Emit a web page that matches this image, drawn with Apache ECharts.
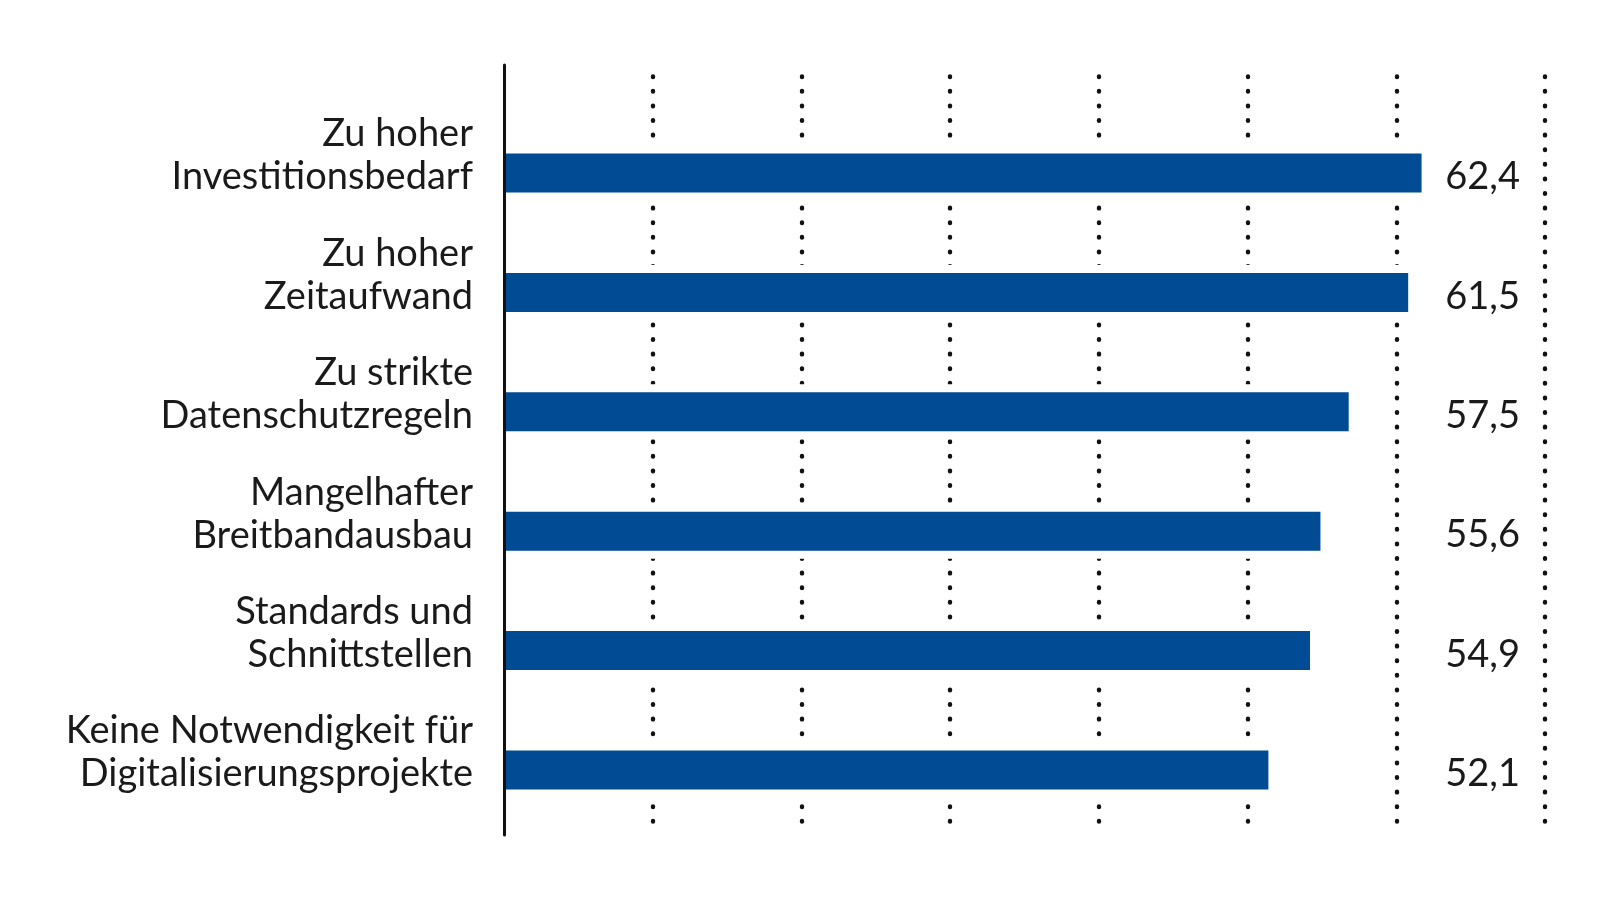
<!DOCTYPE html>
<html><head><meta charset="utf-8">
<script src="https://cdn.jsdelivr.net/npm/echarts@6/dist/echarts.min.js"></script>
<style>html,body{margin:0;padding:0;background:#fff}#c{width:1600px;height:899px}</style>
</head><body><div id="c"></div>
<script>
// ---- data ----
const categories = [
  'Zu hoher\nInvestitionsbedarf',
  'Zu hoher\nZeitaufwand',
  'Zu strikte\nDatenschutzregeln',
  'Mangelhafter\nBreitbandausbau',
  'Standards und\nSchnittstellen',
  'Keine Notwendigkeit für\nDigitalisierungsprojekte'
];
const values = [62.4, 61.5, 57.5, 55.6, 54.9, 52.1];
const gridMin = 0, gridMax = 70, gridStep = 10;

// ---- chart ----
const fmt = v => v.toFixed(1).replace('.', ',');
const FONT = 'Lato, "Noto Sans", sans-serif';
const TXT = '#1a1a1a';
const hiddenX = (g) => ({ gridIndex: g, type: 'value', min: 0, max: 1, show: false });
const catAxis = (g, extra) => Object.assign({
  gridIndex: g, type: 'category', data: categories, inverse: true,
  axisLine: { show: false }, axisTick: { show: false }, splitLine: { show: false }
}, extra);
const chart = echarts.init(document.getElementById('c'));
chart.setOption({
  animation: false,
  backgroundColor: '#ffffff',
  grid: [
    { left: 504, right: 55, top: 65, bottom: 64 },        // gridlines + axis line
    { left: 504, right: 55, top: 113.3, bottom: 69.3 },   // bars
    { left: 504, right: 55, top: 95.9, bottom: 86.7 },    // category labels
    { left: 504, right: 55, top: 117.3, bottom: 65.3 }    // value labels
  ],
  xAxis: [
    {
      gridIndex: 0, type: 'value', min: gridMin, max: gridMax, interval: gridStep,
      axisLine: { show: false }, axisTick: { show: false }, axisLabel: { show: false },
      splitLine: {
        show: true, showMinLine: false, showMaxLine: true,
        lineStyle: { color: '#111', width: 4.4, type: [0.6, 14.0], cap: 'round', dashOffset: 3.2 }
      }
    },
    { gridIndex: 1, type: 'value', min: 0.7, max: 70.7, show: false },
    hiddenX(2),
    hiddenX(3)
  ],
  yAxis: [
    {
      gridIndex: 0, type: 'value', min: 0, max: 1, z: 10,
      axisLine: { show: true, lineStyle: { color: '#111', width: 3 } },
      axisTick: { show: false }, axisLabel: { show: false }, splitLine: { show: false }
    },
    catAxis(1, { axisLabel: { show: false } }),
    catAxis(1, { axisLabel: { show: false }, position: 'right' }),
    catAxis(2, {
      axisLabel: {
        interval: 0, showMinLabel: true, showMaxLabel: true, hideOverlap: false,
        fontFamily: FONT, fontSize: 38, lineHeight: 43, color: TXT,
        margin: 31, align: 'right'
      }
    }),
    catAxis(3, {
      position: 'right',
      axisLabel: {
        interval: 0, showMinLabel: true, showMaxLabel: true, hideOverlap: false,
        fontFamily: FONT, fontSize: 38, color: TXT, margin: -25, align: 'right',
        formatter: (v, i) => fmt(values[i])
      }
    })
  ],
  series: [
    {
      type: 'bar', xAxisIndex: 1, yAxisIndex: 2, data: values, barWidth: 55, z: 1, silent: true,
      itemStyle: { color: '#ffffff' }
    },
    {
      type: 'bar', xAxisIndex: 1, yAxisIndex: 1, data: values, barWidth: 39, z: 2,
      itemStyle: { color: '#004B93' }
    }
  ]
});
</script>
</body></html>
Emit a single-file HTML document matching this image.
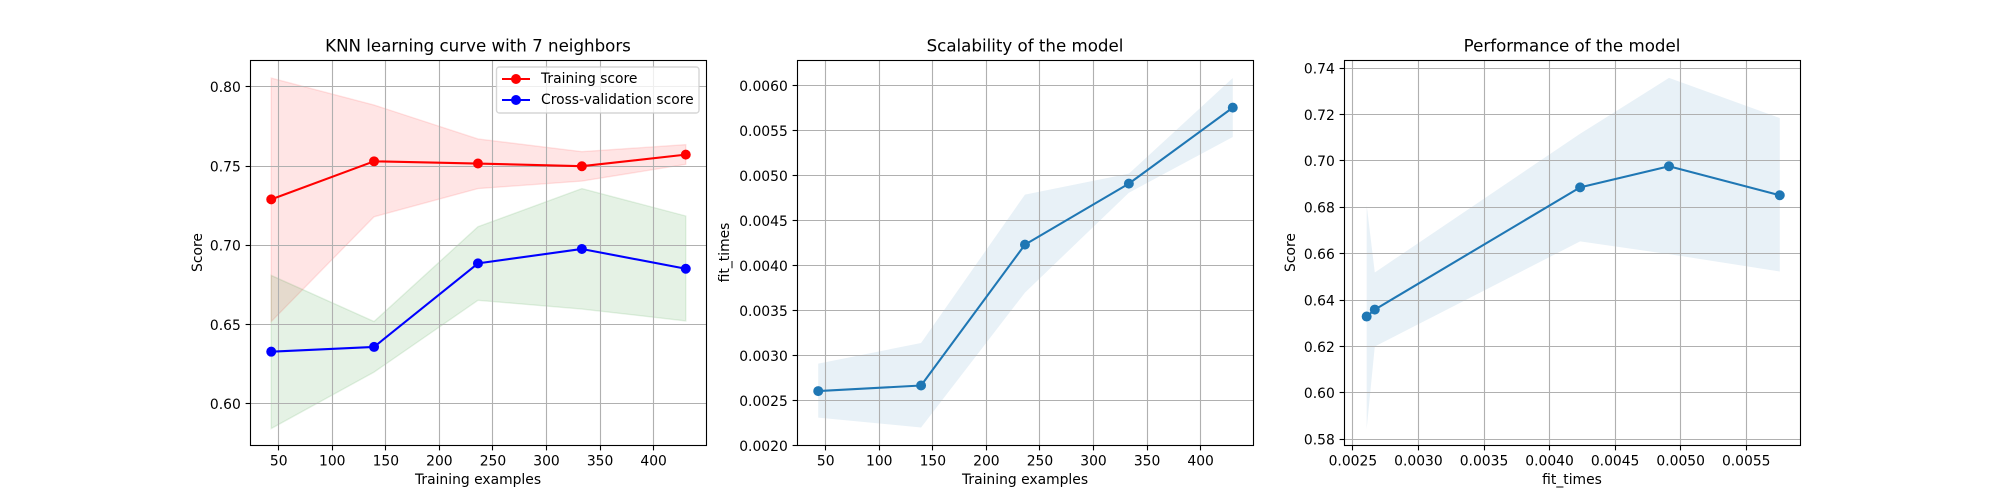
<!DOCTYPE html>
<html>
<head>
<meta charset="utf-8">
<title>KNN learning curve</title>
<style>
html,body{margin:0;padding:0;background:#fff;width:2000px;height:500px;overflow:hidden}
svg{display:block}
text{font-family:"DejaVu Sans","Liberation Sans",sans-serif;fill:#000}
</style>
</head>
<body>
<svg id="fig" xmlns="http://www.w3.org/2000/svg" width="2000" height="500" viewBox="0 0 2000 500">
  <rect x="0" y="0" width="2000" height="500" fill="#fff"/>

  <g id="ax1"></g>
  <g>
    <rect x="496.5" y="67" width="202.5" height="46" rx="2.8" ry="2.8" fill="#fff" fill-opacity="0.8" stroke="#ccc" stroke-opacity="0.8" stroke-width="1.39"/>
    <g>
      <line x1="502" y1="79" x2="530" y2="79" stroke="#ff0000" stroke-width="2.08"/>
      <circle cx="516" cy="79" r="4.3" fill="#ff0000" stroke="#ff0000" stroke-width="1.39"/>
      <text x="541" y="83" font-size="13.89">Training score</text>
    </g>
    <g>
      <line x1="502" y1="100" x2="530" y2="100" stroke="#0000ff" stroke-width="2.08"/>
      <circle cx="516" cy="100" r="4.3" fill="#0000ff" stroke="#0000ff" stroke-width="1.39"/>
      <text x="541" y="104" font-size="13.89">Cross-validation score</text>
    </g>
  </g>
  <text x="478" y="51.5" font-size="16.67" text-anchor="middle">KNN learning curve with 7 neighbors</text>
  <text x="478" y="484" font-size="13.89" text-anchor="middle">Training examples</text>
  <text x="0" y="0" font-size="13.89" text-anchor="middle" transform="translate(202 252.5) rotate(-90)">Score</text>

  <g id="ax2"></g>
  <text x="1025" y="51.5" font-size="16.67" text-anchor="middle">Scalability of the model</text>
  <text x="1025" y="484" font-size="13.89" text-anchor="middle">Training examples</text>
  <text x="0" y="0" font-size="13.89" text-anchor="middle" transform="translate(729 252.5) rotate(-90)">fit_times</text>

  <g id="ax3"></g>
  <text x="1572" y="51.5" font-size="16.67" text-anchor="middle">Performance of the model</text>
  <text x="1572" y="484" font-size="13.89" text-anchor="middle">fit_times</text>
  <text x="0" y="0" font-size="13.89" text-anchor="middle" transform="translate(1295 252.5) rotate(-90)">Score</text>
</svg>

<script>
// ---- data ----
const trainSizes = [43, 139, 236, 333, 430];

const trainMean  = [0.7290, 0.7530, 0.7516, 0.7499, 0.7572];
const trainUpper = [0.8055, 0.7885, 0.7671, 0.7591, 0.7635];
const trainLower = [0.6519, 0.7180, 0.7358, 0.7405, 0.7511];

const testMean  = [0.6329, 0.6359, 0.6886, 0.6977, 0.6852];
const testUpper = [0.6810, 0.6519, 0.7117, 0.7358, 0.7185];
const testLower = [0.5844, 0.6200, 0.6653, 0.6598, 0.6523];

const fitMean  = [0.002605, 0.002667, 0.004233, 0.004911, 0.005756];
const fitUpper = [0.002910, 0.003140, 0.004789, 0.005022, 0.006085];
const fitLower = [0.002310, 0.002200, 0.003700, 0.004810, 0.005430];

const sizeTicks   = ['50', '100', '150', '200', '250', '300', '350', '400'];
const scoreTicks1 = ['0.60', '0.65', '0.70', '0.75', '0.80'];
const fitTicksY   = ['0.0020', '0.0025', '0.0030', '0.0035', '0.0040', '0.0045', '0.0050', '0.0055', '0.0060'];
const fitTicksX   = ['0.0025', '0.0030', '0.0035', '0.0040', '0.0045', '0.0050', '0.0055'];
const scoreTicks3 = ['0.58', '0.60', '0.62', '0.64', '0.66', '0.68', '0.70', '0.72', '0.74'];

// ---- axis limits ----
const sizeDomain   = [23.65, 449.35];
const scoreDomain1 = [0.5737, 0.8166];
const fitDomainY   = [0.00200, 0.00628];
const fitDomainX   = [0.002436, 0.005914];
const scoreDomain3 = [0.5773, 0.7433];

// ---- drawing ----
const NS = 'http://www.w3.org/2000/svg';
const TOP = 60, BOTTOM = 445;

function make(parent, tag, attrs) {
  const el = document.createElementNS(NS, tag);
  for (const k in attrs) el.setAttribute(k, attrs[k]);
  parent.appendChild(el);
  return el;
}
function snap(v) { return Math.round(v - 0.5) + 0.5; }
function linear(domain, range) {
  return v => range[0] + (v - domain[0]) / (domain[1] - domain[0]) * (range[1] - range[0]);
}

function drawBand(g, sx, sy, xs, lo, hi, color, edged, name) {
  const pts = [];
  xs.forEach((x, i) => pts.push(sx(x).toFixed(2) + ',' + sy(hi[i]).toFixed(2)));
  for (let i = xs.length - 1; i >= 0; i--) pts.push(sx(xs[i]).toFixed(2) + ',' + sy(lo[i]).toFixed(2));
  const band = make(g, 'polygon', {
    points: pts.join(' '), fill: color, 'fill-opacity': 0.1,
    stroke: edged ? color : 'none', 'stroke-opacity': 0.1, 'stroke-width': 1.39
  });
  
  
}

function drawSeries(g, sx, sy, xs, ys, color, name) {
  const pts = xs.map((x, i) => sx(x).toFixed(2) + ',' + sy(ys[i]).toFixed(2)).join(' ');
  const line = make(g, 'polyline', {
    points: pts, fill: 'none', stroke: color, 'stroke-width': 2.08, 'stroke-linejoin': 'round'
  });
  
  
  xs.forEach((x, i) => {
    const dot = make(g, 'circle', {
      cx: sx(x).toFixed(2), cy: sy(ys[i]).toFixed(2), r: 4.3,
      fill: color, stroke: color, 'stroke-width': 1.39
    });
    
    
  });
}

function drawGrid(g, sx, sy, xTicks, yTicks) {
  xTicks.forEach(t => {
    const px = snap(sx(Number(t)));
    const gl = make(g, 'line', { x1: px, x2: px, y1: TOP, y2: BOTTOM, stroke: '#b0b0b0', 'stroke-width': 1.11 });
    
    
  });
  yTicks.forEach(t => {
    const py = snap(sy(Number(t)));
    const gl = make(g, 'line', { x1: sx.left, x2: sx.right, y1: py, y2: py, stroke: '#b0b0b0', 'stroke-width': 1.11 });
    
    
  });
}

function drawAxes(g, sx, sy, xTicks, yTicks) {
  const frame = make(g, 'rect', {
    x: sx.left, y: TOP + 0.5, width: sx.right - sx.left, height: BOTTOM - TOP,
    fill: 'none', stroke: '#000', 'stroke-width': 1.11
  });
  
  
  xTicks.forEach(t => {
    const px = snap(sx(Number(t)));
    const tick = make(g, 'line', { x1: px, x2: px, y1: BOTTOM + 0.5, y2: BOTTOM + 5.4, stroke: '#000', 'stroke-width': 1.11 });
    
    
    const label = make(g, 'text', { x: sx(Number(t)).toFixed(2), y: 465.5, 'font-size': 13.89, 'text-anchor': 'middle' });
    
    
    label.textContent = t;
  });
  yTicks.forEach(t => {
    const py = snap(sy(Number(t)));
    const tick = make(g, 'line', { x1: sx.left - 4.9, x2: sx.left, y1: py, y2: py, stroke: '#000', 'stroke-width': 1.11 });
    
    
    const label = make(g, 'text', { x: sx.left - 9.7, y: (sy(Number(t)) + 5.3).toFixed(2), 'font-size': 13.89, 'text-anchor': 'end' });
    
    
    label.textContent = t;
  });
}

function xScale(domain, left, right) {
  const s = linear(domain, [left, right]);
  s.left = left; s.right = right;
  return s;
}
const yScale = domain => linear(domain, [BOTTOM + 0.5, TOP + 0.5]);

// Panel 1: learning curve
(function () {
  const g = document.getElementById('ax1');
  const sx = xScale(sizeDomain, 250.5, 706.5), sy = yScale(scoreDomain1);
  drawBand(g, sx, sy, trainSizes, trainLower, trainUpper, '#ff0000', true, 'training-score');
  drawBand(g, sx, sy, trainSizes, testLower, testUpper, '#008000', true, 'cross-validation-score');
  drawGrid(g, sx, sy, sizeTicks, scoreTicks1);
  drawSeries(g, sx, sy, trainSizes, trainMean, '#ff0000', 'training-score');
  drawSeries(g, sx, sy, trainSizes, testMean, '#0000ff', 'cross-validation-score');
  drawAxes(g, sx, sy, sizeTicks, scoreTicks1);
})();

// Panel 2: scalability
(function () {
  const g = document.getElementById('ax2');
  const sx = xScale(sizeDomain, 797.5, 1253.5), sy = yScale(fitDomainY);
  drawBand(g, sx, sy, trainSizes, fitLower, fitUpper, '#1f77b4', false, 'fit-times');
  drawGrid(g, sx, sy, sizeTicks, fitTicksY);
  drawSeries(g, sx, sy, trainSizes, fitMean, '#1f77b4', 'fit-times');
  drawAxes(g, sx, sy, sizeTicks, fitTicksY);
})();

// Panel 3: performance
(function () {
  const g = document.getElementById('ax3');
  const sx = xScale(fitDomainX, 1344.5, 1800.5), sy = yScale(scoreDomain3);
  drawBand(g, sx, sy, fitMean, testLower, testUpper, '#1f77b4', false, 'performance');
  drawGrid(g, sx, sy, fitTicksX, scoreTicks3);
  drawSeries(g, sx, sy, fitMean, testMean, '#1f77b4', 'performance');
  drawAxes(g, sx, sy, fitTicksX, scoreTicks3);
})();
</script>
</body>
</html>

· · · · · · ·

Given request:
Go back to the entries above and restate word for word every line from the first through the one that contains "const gridMin = 0, gridMax", leaving the pictures behind.

Written response:
Emit a web page that matches this image, drawn with Apache ECharts.
<!DOCTYPE html>
<html><head><meta charset="utf-8">
<script src="https://cdn.jsdelivr.net/npm/echarts@6/dist/echarts.min.js"></script>
<style>html,body{margin:0;padding:0;background:#fff}#c{width:1600px;height:899px}</style>
</head><body><div id="c"></div>
<script>
// ---- data ----
const categories = [
  'Zu hoher\nInvestitionsbedarf',
  'Zu hoher\nZeitaufwand',
  'Zu strikte\nDatenschutzregeln',
  'Mangelhafter\nBreitbandausbau',
  'Standards und\nSchnittstellen',
  'Keine Notwendigkeit für\nDigitalisierungsprojekte'
];
const values = [62.4, 61.5, 57.5, 55.6, 54.9, 52.1];
const gridMin = 0, gridMax = 70, gridStep = 10;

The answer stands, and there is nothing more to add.